Cooperative Business Strategy and Organizational Structure
摘要
This chapter examines how cooperatives design business strategies and organizational structures to achieve competitiveness while preserving their distinctive member-based identity. It addresses three core issues: how general strategy frameworks apply to cooperatives, how cooperatives create value differently from investor-owned firms, and how they can expand in scale and scope without undermining democratic governance. The chapter explains that cooperative strategies must clearly define goals, scope, competitive advantage, and strategic logic, with special emphasis on serving members’ common needs and social purposes. Because cooperatives are “associations of persons” rather than capital, their strategies must guide not only employees but also member-owners.
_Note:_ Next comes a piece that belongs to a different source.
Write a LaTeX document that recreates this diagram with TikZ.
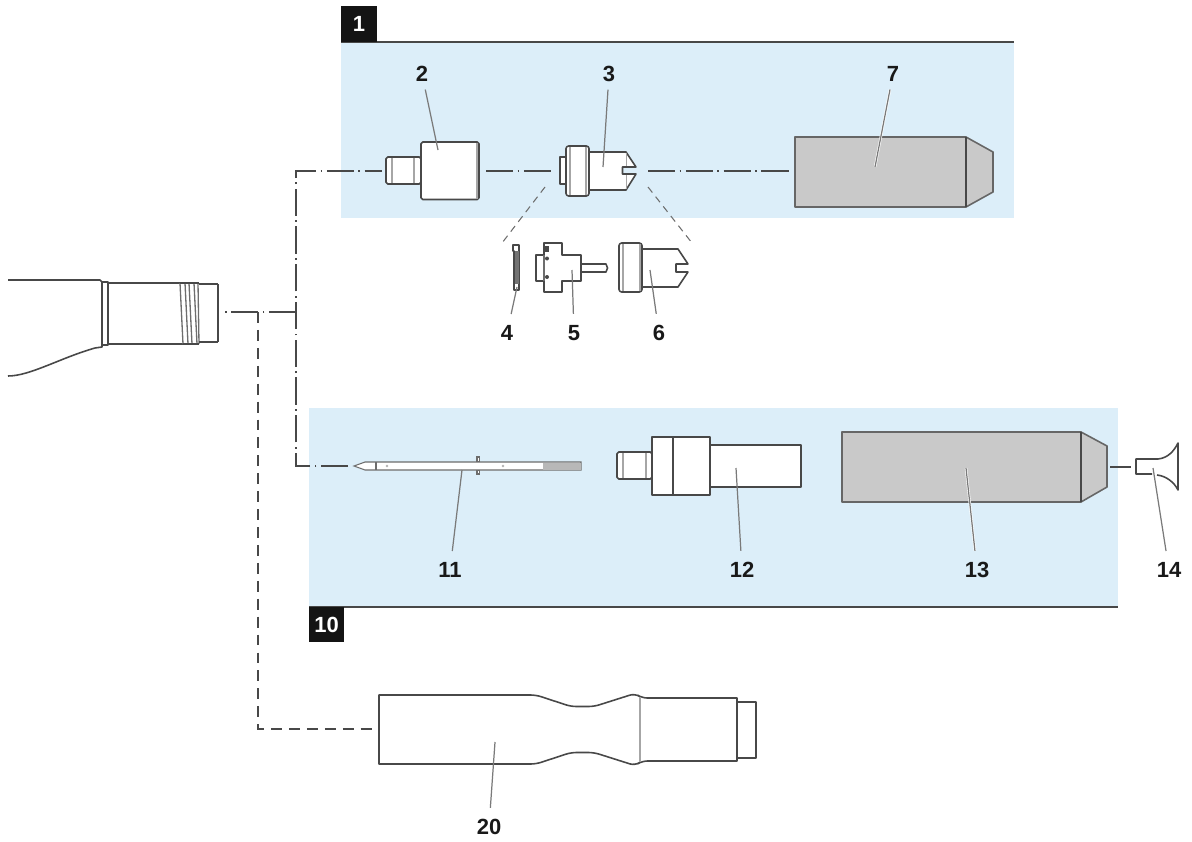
\documentclass[tikz,border=0pt]{standalone}
\usepackage{fontspec}
\setmainfont{Liberation Sans}
\usetikzlibrary{calc,positioning}
\definecolor{panelblue}{HTML}{DCEEF9}
\definecolor{partgray}{HTML}{C9C9C9}
\definecolor{inkgray}{HTML}{484848}
\definecolor{leadgray}{HTML}{7A7A7A}
\tikzset{
	part/.style={draw=inkgray,line width=0.9pt,line join=round},
	grey part/.style={draw=black!60,line width=0.9pt,fill=partgray,line join=round},
	thin part/.style={draw=inkgray!80,line width=0.6pt},
	inner/.style={draw=black!35,line width=0.85pt},
	lab/.style={font=\fontsize{12.5}{14}\selectfont\bfseries,inner sep=1pt,outer sep=5.5pt,text=black!90},
	lab top/.style={lab,outer sep=3.5pt},
	tag/.style={fill=black!92,text=white,font=\fontsize{12.5}{14}\selectfont\bfseries,inner sep=0pt},
	axis/.style={draw=inkgray,line width=0.85pt,dash pattern=on 15.5pt off 2.5pt on 1pt off 2.5pt},
	hidden/.style={draw=inkgray,line width=0.85pt,dash pattern=on 6.2pt off 4pt},
	guide/.style={draw=inkgray!80,line width=0.6pt,dash pattern=on 4pt off 3pt},
	lead/.style={draw=leadgray,line width=0.7pt},
	lead halo/.style={lead,preaction={draw=white,line width=1.4pt}}
}
\begin{document}
\begin{tikzpicture}
	[x=0.02cm,y=-0.02cm]
	\useasboundingbox (0,0) rectangle (1192,841);
	% panels
	\fill[panelblue] (341,43) rectangle (1014,218);
	\fill[panelblue] (309,408) rectangle (1118,607);
	\draw[part] (341,42) -- (1014,42);
	\draw[part] (309,607) -- (1118,607);
	\node[tag,minimum width=36*0.02cm,minimum height=36*0.02cm] (t1) at (359,24) {\raisebox{-1pt}{1}};
	\node[tag,minimum width=35*0.02cm,minimum height=35*0.02cm] (t10) at (326.5,624.5) {\raisebox{-0.7pt}{10}};
	% free ends of the axis lines
	\coordinate (hp) at (225,312);
	\coordinate (j1) at (258,312);
	\coordinate (j2) at (258,729);
	\coordinate (j3) at (372,729);
	\coordinate (b1) at (296,312);
	\coordinate (b2) at (296,171);
	\coordinate (b3) at (382,171);
	\coordinate (b4) at (296,466);
	\coordinate (b5) at (348,466);
	\coordinate (m1) at (486,171);
	\coordinate (m2) at (551,171);
	\coordinate (m3) at (648,171);
	\coordinate (m4) at (790,171);
	\coordinate (n1) at (1110,467);
	\coordinate (n2) at (1131,467);
	\coordinate (g1) at (545,187);
	\coordinate (g2) at (502,243);
	\coordinate (g3) at (648,187);
	\coordinate (g4) at (692,243);
	\draw[axis] (b1) -- (hp);
	\draw[hidden] (j1) -- (j2) -- (j3);
	\draw[axis] (b5) -- (b4) -- (b2) -- (b3);
	\draw[axis] (m1) -- (m2);
	\draw[axis] (m3) -- (m4);
	\draw[part] (n1) -- (n2);
	\draw[guide] (g1) -- (g2);
	\draw[guide] (g3) -- (g4);
	% handpiece
	\draw[part] (8,280) -- (100,280) -- (102,282) -- (102,347) -- (95,348)
		.. controls (60,358) and (30,376) .. (8,376);
	\draw[part] (102,282) rectangle (108,345);
	\draw[part,line width=1.2pt] (108,283) -- (108,345);
	\draw[part] (108,283) -- (180,283);
	\draw[part] (108,344) -- (183,344);
	\foreach \x/\y in {180/183,185/188,189/192,194/197,198/199}
	{
		\draw[thin part,line width=0.75pt] (\x,283) -- (\y,344);
	}
	\draw[part] (180,283) -- (199,283);
	\draw[part] (183,344) -- (199,344);
	\draw[part] (199,284) -- (218,284);
	\draw[part] (199,342) -- (218,342);
	\draw[part,line width=1.3pt] (218,284) -- (218,342);
	% part 2
	\draw[part,fill=white,rounded corners=1pt] (386,157) rectangle (421,184);
	\draw[inner] (392,158) -- (392,183);
	\draw[inner] (414,158) -- (414,183);
	\draw[part,fill=white,rounded corners=1pt] (421,142) rectangle (479,199.5);
	\draw[inner] (477,143) -- (477,199);
	% part 3
	\draw[part,fill=white] (560,157) rectangle (566,184);
	\draw[part,fill=white] (589,152) -- (626,152) -- (636,167) -- (622.5,167) -- (622.5,174) -- (636,174) -- (626,190) -- (589,190) -- cycle;
	\draw[part,fill=white,rounded corners=1.5pt] (566,146) rectangle (589,196);
	\draw[inner] (570,147) -- (570,195);
	\draw[inner] (586,147) -- (586,195);
	\draw[inner,line width=0.5pt] (626,153) -- (626,166);
	\draw[inner,line width=0.5pt] (626,175) -- (626,189);
	% part 4
	\draw[part,fill=white] (513,245) -- (519,245) -- (519,290) -- (514,290) -- (514,251) -- (513,251) -- cycle;
	\fill[black!55] (514.5,251) rectangle (518.5,284);
	% part 5
	\draw[part,fill=white] (544,243) -- (562,243) -- (562,255) -- (581,255) -- (581,281) -- (562,281) -- (562,292) -- (544,292) -- (544,281) -- (536,281) -- (536,255) -- (544,255) -- cycle;
	\draw[part,fill=white] (581,264) -- (606,264) -- (607.5,268) -- (606,272) -- (581,272) -- cycle;
	\draw[thin part] (544,255) -- (544,281);
	\fill[inkgray] (544.5,246) rectangle (549,252);
	\fill[inkgray] (547,258.5) circle (2);
	\fill[inkgray] (547,277) circle (2);
	% part 6
	\draw[part,fill=white] (642,249) -- (678,249) -- (688,264) -- (676,264) -- (676,272) -- (688,272) -- (678,287) -- (642,287) -- cycle;
	\draw[part,fill=white,rounded corners=1.5pt] (619,243) rectangle (642,292);
	\draw[inner] (623,244) -- (623,291);
	\draw[inner] (640,244) -- (640,291);
	% part 7
	\draw[grey part] (795,137) rectangle (966,207);
	\draw[grey part] (966,137) -- (993,152) -- (993,192) -- (966,207) -- cycle;
	\draw[part] (966,137) -- (966,207);
	% part 11
	\draw[thin part,fill=white] (354,466) -- (365,462) -- (581,462) -- (581,470) -- (365,470) -- cycle;
	\fill[black!28] (543,462.5) rectangle (580.5,469.5);
	\draw[thin part] (376,462) -- (376,470);
	\draw[thin part,fill=white] (477,457) rectangle (479.5,461.5);
	\draw[thin part,fill=white] (477,470.5) rectangle (479.5,474);
	\fill[black!30] (387,466) circle (1.3);
	\fill[black!30] (503,466) circle (1.3);
	% part 12
	\draw[part,fill=white,rounded corners=1pt] (617,452) rectangle (652,479);
	\draw[inner] (623,453) -- (623,478);
	\draw[inner] (646,453) -- (646,478);
	\draw[part,fill=white] (710,445) rectangle (801,487);
	\draw[part,fill=white] (652,437) rectangle (710,495);
	\draw[part] (673,437) -- (673,495);
	% part 13
	\draw[grey part] (842,432) rectangle (1081,502);
	\draw[grey part] (1081,432) -- (1107,446) -- (1107,487) -- (1081,502) -- cycle;
	\draw[part] (1081,432) -- (1081,502);
	% part 14
	\draw[part] (1152,474) -- (1136,474) -- (1136,459) -- (1158,459)
		.. controls (1168,458) and (1174,451) .. (1178,443) -- (1178,490)
		.. controls (1174,482) and (1166,476) .. (1157,475);
	% part 20
	\draw[part] (379,695) [rounded corners=3pt] -- (536,695) -- (571,706.5) -- (594,706.5)
		-- (635,693.5) -- (642,698) [sharp corners] -- (737,698) -- (737,761) [rounded corners=3pt] -- (642,761)
		-- (635,765.5) -- (594,752.5) -- (571,752.5) -- (536,764) [sharp corners] -- (379,764) -- cycle;
	\draw[inner] (640,697) -- (640,762);
	\draw[part] (737,702) -- (756,702) -- (756,758) -- (737,758);
	% labels and where their leaders end
	\node[lab top] (l2) at (422,74) {2};
	\node[lab top] (l3) at (609,74) {3};
	\node[lab top] (l7) at (893,74) {7};
	\node[lab] (l4) at (507,333) {4};
	\node[lab] (l5) at (574,333) {5};
	\node[lab] (l6) at (659,333) {6};
	\node[lab] (l11) at (450,570) {11};
	\node[lab] (l12) at (742,570) {12};
	\node[lab] (l13) at (977,570) {13};
	\node[lab] (l14) at (1169,570) {14};
	\node[lab] (l20) at (489,827) {20};
	\coordinate (c2) at (438,150);
	\coordinate (c3) at (603,167);
	\coordinate (c7) at (875,167);
	\coordinate (c4) at (517,287);
	\coordinate (c5) at (572,270);
	\coordinate (c6) at (650,270);
	\coordinate (c11) at (462,470);
	\coordinate (c12) at (736,468);
	\coordinate (c13) at (966,468);
	\coordinate (c14) at (1153,468);
	\coordinate (c20) at (495,742);
	\path
	\foreach \startNode/\endNode in {l2/c2,l3/c3,l4/c4,l5/c5,l6/c6,l11/c11,l12/c12,l14/c14,l20/c20}
	{
		(\startNode) edge[lead] (\endNode)
	};
	\path
	\foreach \startNode/\endNode in {l7/c7,l13/c13}
	{
		(\startNode) edge[lead halo] (\endNode)
	};
\end{tikzpicture}
\end{document}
Through case studies—such as Switzerland’s Mobility car-sharing cooperative, Denmark’s Danish Crown, France’s E. Leclerc retailers’ cooperative, Korea’s Eun-hye Community Housing Cooperative, and Italy’s CICLAT consortium—the chapter shows three major sources of cooperative competitive advantage: (1) ownership effects that align member effort with collective returns, (2) cooperation and solidarity among members, and (3) cooperation among cooperatives through federations or consortia. These mechanisms enhance quality, efficiency, learning, and social value. The chapter also highlights a key tension: as cooperatives grow, collective decision-making costs and member heterogeneity increase. To manage this, cooperatives often rely on federated structures, consortia, selective membership, and carefully designed governance systems that balance efficiency with participation. Overall, the chapter argues that sustainable cooperative growth requires strategies tailored to cooperative values, institutionalized cooperation, and organizational designs that minimize coordination costs while preserving democratic control.